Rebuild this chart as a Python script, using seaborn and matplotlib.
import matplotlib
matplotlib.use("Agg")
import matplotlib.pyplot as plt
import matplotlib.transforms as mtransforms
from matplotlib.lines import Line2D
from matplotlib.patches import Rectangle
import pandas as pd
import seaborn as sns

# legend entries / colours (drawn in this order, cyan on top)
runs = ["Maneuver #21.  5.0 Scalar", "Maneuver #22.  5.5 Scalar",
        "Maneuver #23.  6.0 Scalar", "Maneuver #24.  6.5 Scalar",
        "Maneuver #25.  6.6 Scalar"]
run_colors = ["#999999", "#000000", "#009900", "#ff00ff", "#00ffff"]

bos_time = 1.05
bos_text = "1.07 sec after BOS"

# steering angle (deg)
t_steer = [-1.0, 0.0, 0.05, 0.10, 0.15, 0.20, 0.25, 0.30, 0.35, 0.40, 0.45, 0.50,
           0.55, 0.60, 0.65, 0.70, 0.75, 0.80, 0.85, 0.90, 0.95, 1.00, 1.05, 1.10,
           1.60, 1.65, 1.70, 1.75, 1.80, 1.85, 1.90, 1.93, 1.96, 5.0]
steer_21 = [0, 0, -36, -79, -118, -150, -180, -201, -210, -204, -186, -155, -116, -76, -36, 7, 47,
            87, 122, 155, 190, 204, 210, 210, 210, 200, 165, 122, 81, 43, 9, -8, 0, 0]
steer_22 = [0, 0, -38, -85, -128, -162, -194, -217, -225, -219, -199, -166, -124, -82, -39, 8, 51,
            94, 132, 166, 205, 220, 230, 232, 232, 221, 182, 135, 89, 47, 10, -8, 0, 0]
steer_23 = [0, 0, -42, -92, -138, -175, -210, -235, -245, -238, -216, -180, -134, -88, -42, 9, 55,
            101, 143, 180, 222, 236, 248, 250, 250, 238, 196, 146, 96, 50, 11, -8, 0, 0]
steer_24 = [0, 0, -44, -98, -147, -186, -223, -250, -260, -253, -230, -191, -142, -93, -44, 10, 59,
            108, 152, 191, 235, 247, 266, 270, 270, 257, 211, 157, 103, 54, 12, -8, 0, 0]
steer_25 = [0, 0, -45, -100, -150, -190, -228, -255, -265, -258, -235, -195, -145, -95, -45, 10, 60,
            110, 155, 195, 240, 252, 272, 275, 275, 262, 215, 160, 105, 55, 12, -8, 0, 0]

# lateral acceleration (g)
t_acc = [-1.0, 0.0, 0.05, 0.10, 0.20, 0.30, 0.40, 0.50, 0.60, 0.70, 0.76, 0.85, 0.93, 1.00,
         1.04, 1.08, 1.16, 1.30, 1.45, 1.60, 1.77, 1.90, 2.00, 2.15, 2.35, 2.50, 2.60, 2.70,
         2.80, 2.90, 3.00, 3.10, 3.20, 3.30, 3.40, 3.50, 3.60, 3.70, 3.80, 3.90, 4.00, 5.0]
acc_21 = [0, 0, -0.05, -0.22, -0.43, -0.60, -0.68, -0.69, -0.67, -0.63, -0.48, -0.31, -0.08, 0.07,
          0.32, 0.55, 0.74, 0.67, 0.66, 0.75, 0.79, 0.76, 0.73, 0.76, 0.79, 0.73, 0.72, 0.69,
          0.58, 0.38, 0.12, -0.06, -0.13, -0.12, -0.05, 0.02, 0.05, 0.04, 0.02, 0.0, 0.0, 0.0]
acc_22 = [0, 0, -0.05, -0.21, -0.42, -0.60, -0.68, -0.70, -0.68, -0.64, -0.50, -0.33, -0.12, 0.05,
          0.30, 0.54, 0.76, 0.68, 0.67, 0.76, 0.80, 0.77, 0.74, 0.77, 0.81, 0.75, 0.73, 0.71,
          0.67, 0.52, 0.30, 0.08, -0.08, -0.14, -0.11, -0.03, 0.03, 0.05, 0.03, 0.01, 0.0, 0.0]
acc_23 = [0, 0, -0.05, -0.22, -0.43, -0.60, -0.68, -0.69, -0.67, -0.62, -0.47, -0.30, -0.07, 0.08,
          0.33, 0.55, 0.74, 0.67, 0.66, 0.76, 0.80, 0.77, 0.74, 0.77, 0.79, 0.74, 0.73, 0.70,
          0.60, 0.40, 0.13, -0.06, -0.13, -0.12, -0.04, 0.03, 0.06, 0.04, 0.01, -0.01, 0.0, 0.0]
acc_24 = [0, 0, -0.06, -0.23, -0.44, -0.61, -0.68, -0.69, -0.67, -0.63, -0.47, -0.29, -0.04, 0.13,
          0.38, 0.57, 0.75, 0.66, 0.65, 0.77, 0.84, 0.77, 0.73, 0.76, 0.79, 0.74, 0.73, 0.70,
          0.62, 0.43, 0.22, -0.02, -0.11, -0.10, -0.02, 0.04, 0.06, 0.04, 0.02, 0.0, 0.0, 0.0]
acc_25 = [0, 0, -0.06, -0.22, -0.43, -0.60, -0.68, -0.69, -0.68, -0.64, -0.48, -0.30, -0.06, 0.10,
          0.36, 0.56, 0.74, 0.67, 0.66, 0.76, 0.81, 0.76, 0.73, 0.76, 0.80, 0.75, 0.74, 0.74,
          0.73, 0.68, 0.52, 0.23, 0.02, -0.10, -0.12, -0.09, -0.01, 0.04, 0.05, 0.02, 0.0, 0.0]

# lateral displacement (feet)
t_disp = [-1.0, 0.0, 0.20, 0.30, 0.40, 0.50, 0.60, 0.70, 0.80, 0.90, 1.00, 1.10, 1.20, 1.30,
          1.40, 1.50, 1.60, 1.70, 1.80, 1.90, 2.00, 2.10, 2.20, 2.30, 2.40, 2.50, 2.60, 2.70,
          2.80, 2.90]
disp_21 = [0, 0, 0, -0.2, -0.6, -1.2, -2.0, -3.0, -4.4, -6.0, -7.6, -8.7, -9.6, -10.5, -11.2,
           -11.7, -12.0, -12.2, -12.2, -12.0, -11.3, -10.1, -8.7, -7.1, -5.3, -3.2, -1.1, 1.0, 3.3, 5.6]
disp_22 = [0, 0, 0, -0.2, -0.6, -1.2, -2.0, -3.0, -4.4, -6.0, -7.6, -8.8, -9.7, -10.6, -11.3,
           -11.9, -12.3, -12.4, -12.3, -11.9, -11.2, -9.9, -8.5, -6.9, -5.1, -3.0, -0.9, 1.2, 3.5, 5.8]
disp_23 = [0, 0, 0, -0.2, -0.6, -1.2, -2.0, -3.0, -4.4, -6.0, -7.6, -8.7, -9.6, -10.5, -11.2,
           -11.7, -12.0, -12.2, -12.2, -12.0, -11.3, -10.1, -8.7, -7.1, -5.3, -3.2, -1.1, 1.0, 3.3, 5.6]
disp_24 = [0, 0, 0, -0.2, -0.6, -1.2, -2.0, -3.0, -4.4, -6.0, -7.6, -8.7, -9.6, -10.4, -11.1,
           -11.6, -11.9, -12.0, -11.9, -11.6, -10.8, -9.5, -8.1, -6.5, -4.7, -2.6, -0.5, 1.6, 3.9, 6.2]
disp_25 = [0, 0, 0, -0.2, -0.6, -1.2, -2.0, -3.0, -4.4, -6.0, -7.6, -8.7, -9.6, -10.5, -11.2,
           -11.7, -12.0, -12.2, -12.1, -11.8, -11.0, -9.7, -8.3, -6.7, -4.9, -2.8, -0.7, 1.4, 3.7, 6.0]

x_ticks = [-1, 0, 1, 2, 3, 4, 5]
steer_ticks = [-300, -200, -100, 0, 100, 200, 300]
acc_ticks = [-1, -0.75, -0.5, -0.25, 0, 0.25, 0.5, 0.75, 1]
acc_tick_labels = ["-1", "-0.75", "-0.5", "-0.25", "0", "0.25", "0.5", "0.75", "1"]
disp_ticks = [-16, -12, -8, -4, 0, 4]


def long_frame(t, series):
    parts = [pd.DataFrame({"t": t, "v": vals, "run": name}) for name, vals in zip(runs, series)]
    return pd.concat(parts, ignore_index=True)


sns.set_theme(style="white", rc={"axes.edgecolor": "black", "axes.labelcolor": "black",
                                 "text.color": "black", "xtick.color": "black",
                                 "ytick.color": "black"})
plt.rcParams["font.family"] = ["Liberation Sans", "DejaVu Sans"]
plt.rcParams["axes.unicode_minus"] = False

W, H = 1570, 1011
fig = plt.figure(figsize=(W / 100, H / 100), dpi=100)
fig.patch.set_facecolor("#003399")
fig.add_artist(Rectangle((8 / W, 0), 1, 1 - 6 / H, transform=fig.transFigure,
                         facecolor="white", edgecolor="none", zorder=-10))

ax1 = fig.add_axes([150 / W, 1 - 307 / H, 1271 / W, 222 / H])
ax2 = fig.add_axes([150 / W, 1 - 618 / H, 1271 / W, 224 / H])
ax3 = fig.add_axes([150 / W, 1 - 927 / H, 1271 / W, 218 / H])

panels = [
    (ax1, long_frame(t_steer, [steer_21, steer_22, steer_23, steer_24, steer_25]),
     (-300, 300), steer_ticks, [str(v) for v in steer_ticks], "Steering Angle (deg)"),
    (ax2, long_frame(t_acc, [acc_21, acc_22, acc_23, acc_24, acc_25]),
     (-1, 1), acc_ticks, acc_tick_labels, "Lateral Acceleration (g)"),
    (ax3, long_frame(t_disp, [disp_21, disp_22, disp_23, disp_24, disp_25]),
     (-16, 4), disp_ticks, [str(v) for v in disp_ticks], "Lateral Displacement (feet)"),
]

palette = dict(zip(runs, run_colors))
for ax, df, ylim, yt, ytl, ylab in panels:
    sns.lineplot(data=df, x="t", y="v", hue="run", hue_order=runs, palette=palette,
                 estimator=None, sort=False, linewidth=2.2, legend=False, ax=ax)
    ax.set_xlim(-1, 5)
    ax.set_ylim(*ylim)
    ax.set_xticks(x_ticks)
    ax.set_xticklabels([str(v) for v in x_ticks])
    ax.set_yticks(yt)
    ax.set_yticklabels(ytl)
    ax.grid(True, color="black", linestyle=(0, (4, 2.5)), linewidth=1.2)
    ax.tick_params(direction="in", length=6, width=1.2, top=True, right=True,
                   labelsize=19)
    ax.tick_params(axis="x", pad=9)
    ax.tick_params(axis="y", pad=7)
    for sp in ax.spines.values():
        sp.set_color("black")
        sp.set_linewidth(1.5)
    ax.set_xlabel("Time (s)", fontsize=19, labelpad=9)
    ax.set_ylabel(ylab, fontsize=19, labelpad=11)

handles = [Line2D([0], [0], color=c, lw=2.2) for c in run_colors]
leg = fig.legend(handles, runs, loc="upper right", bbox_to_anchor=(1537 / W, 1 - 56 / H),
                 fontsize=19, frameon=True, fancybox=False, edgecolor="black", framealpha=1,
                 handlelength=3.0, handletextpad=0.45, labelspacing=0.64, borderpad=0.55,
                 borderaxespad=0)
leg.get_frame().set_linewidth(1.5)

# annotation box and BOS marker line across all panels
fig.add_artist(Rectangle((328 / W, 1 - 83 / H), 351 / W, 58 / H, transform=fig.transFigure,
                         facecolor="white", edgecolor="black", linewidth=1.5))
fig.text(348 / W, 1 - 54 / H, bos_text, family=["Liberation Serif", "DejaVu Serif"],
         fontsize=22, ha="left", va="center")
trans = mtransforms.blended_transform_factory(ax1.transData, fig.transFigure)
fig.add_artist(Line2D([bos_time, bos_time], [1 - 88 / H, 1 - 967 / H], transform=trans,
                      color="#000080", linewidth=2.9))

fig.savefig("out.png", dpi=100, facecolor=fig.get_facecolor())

====================

Print only the lines from the top of the data above down to the line holding "import seaborn as sns", inclusive.

Rebuild this chart as a Python script, using seaborn and matplotlib.
import matplotlib
matplotlib.use("Agg")
import matplotlib.pyplot as plt
import matplotlib.transforms as mtransforms
from matplotlib.lines import Line2D
from matplotlib.patches import Rectangle
import pandas as pd
import seaborn as sns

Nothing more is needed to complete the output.